Leave the pictures out. Return all other data exactly.

───── Provided material ─────

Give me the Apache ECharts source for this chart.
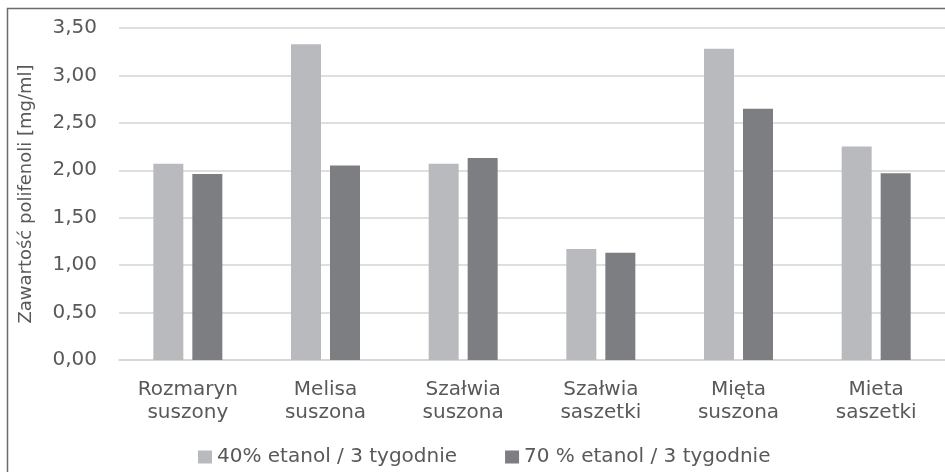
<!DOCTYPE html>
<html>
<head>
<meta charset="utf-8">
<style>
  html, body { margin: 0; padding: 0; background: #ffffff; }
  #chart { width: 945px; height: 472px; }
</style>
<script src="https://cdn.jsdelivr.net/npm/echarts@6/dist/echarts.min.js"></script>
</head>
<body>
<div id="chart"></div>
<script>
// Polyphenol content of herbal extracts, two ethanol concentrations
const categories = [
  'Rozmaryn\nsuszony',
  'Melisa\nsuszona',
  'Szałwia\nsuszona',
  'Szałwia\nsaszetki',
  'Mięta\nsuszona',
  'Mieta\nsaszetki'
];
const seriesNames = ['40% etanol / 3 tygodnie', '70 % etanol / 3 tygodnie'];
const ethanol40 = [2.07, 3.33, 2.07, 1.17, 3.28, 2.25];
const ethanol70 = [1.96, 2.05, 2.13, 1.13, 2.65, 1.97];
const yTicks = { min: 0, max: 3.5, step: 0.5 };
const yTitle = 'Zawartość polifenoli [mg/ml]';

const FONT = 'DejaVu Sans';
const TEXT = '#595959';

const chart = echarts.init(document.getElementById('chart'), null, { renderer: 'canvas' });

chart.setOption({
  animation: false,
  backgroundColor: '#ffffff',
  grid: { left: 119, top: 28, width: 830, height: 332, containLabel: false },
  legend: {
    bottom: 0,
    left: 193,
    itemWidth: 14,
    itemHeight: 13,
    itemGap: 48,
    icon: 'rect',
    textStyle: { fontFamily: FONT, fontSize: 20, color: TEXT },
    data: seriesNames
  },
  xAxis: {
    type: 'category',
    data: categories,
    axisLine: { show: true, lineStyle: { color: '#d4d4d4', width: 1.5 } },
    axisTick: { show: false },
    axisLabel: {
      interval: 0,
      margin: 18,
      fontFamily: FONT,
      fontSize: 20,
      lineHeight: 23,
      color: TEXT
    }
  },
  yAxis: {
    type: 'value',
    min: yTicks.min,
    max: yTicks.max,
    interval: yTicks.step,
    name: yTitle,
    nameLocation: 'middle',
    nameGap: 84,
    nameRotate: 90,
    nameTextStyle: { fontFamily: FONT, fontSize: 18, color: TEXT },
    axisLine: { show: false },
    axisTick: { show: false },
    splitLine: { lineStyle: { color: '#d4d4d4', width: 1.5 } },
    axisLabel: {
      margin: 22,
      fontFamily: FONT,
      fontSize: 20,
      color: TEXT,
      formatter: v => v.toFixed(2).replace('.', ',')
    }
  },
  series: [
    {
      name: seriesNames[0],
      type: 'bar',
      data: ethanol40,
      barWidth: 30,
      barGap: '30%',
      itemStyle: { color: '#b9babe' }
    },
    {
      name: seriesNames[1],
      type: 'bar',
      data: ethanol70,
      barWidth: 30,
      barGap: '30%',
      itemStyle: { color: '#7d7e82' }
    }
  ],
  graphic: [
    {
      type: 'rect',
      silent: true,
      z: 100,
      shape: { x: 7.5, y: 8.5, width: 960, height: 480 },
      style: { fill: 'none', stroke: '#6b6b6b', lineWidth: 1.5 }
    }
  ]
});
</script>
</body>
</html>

─────

Result for this task —
Give me the Apache ECharts source for this chart.
<!DOCTYPE html>
<html>
<head>
<meta charset="utf-8">
<style>
  html, body { margin: 0; padding: 0; background: #ffffff; }
  #chart { width: 945px; height: 472px; }
</style>
<script src="https://cdn.jsdelivr.net/npm/echarts@6/dist/echarts.min.js"></script>
</head>
<body>
<div id="chart"></div>
<script>
// Polyphenol content of herbal extracts, two ethanol concentrations
const categories = [
  'Rozmaryn\nsuszony',
  'Melisa\nsuszona',
  'Szałwia\nsuszona',
  'Szałwia\nsaszetki',
  'Mięta\nsuszona',
  'Mieta\nsaszetki'
];
const seriesNames = ['40% etanol / 3 tygodnie', '70 % etanol / 3 tygodnie'];
const ethanol40 = [2.07, 3.33, 2.07, 1.17, 3.28, 2.25];
const ethanol70 = [1.96, 2.05, 2.13, 1.13, 2.65, 1.97];
const yTicks = { min: 0, max: 3.5, step: 0.5 };
const yTitle = 'Zawartość polifenoli [mg/ml]';

const FONT = 'DejaVu Sans';
const TEXT = '#595959';

const chart = echarts.init(document.getElementById('chart'), null, { renderer: 'canvas' });

chart.setOption({
  animation: false,
  backgroundColor: '#ffffff',
  grid: { left: 119, top: 28, width: 830, height: 332, containLabel: false },
  legend: {
    bottom: 0,
    left: 193,
    itemWidth: 14,
    itemHeight: 13,
    itemGap: 48,
    icon: 'rect',
    textStyle: { fontFamily: FONT, fontSize: 20, color: TEXT },
    data: seriesNames
  },
  xAxis: {
    type: 'category',
    data: categories,
    axisLine: { show: true, lineStyle: { color: '#d4d4d4', width: 1.5 } },
    axisTick: { show: false },
    axisLabel: {
      interval: 0,
      margin: 18,
      fontFamily: FONT,
      fontSize: 20,
      lineHeight: 23,
      color: TEXT
    }
  },
  yAxis: {
    type: 'value',
    min: yTicks.min,
    max: yTicks.max,
    interval: yTicks.step,
    name: yTitle,
    nameLocation: 'middle',
    nameGap: 84,
    nameRotate: 90,
    nameTextStyle: { fontFamily: FONT, fontSize: 18, color: TEXT },
    axisLine: { show: false },
    axisTick: { show: false },
    splitLine: { lineStyle: { color: '#d4d4d4', width: 1.5 } },
    axisLabel: {
      margin: 22,
      fontFamily: FONT,
      fontSize: 20,
      color: TEXT,
      formatter: v => v.toFixed(2).replace('.', ',')
    }
  },
  series: [
    {
      name: seriesNames[0],
      type: 'bar',
      data: ethanol40,
      barWidth: 30,
      barGap: '30%',
      itemStyle: { color: '#b9babe' }
    },
    {
      name: seriesNames[1],
      type: 'bar',
      data: ethanol70,
      barWidth: 30,
      barGap: '30%',
      itemStyle: { color: '#7d7e82' }
    }
  ],
  graphic: [
    {
      type: 'rect',
      silent: true,
      z: 100,
      shape: { x: 7.5, y: 8.5, width: 960, height: 480 },
      style: { fill: 'none', stroke: '#6b6b6b', lineWidth: 1.5 }
    }
  ]
});
</script>
</body>
</html>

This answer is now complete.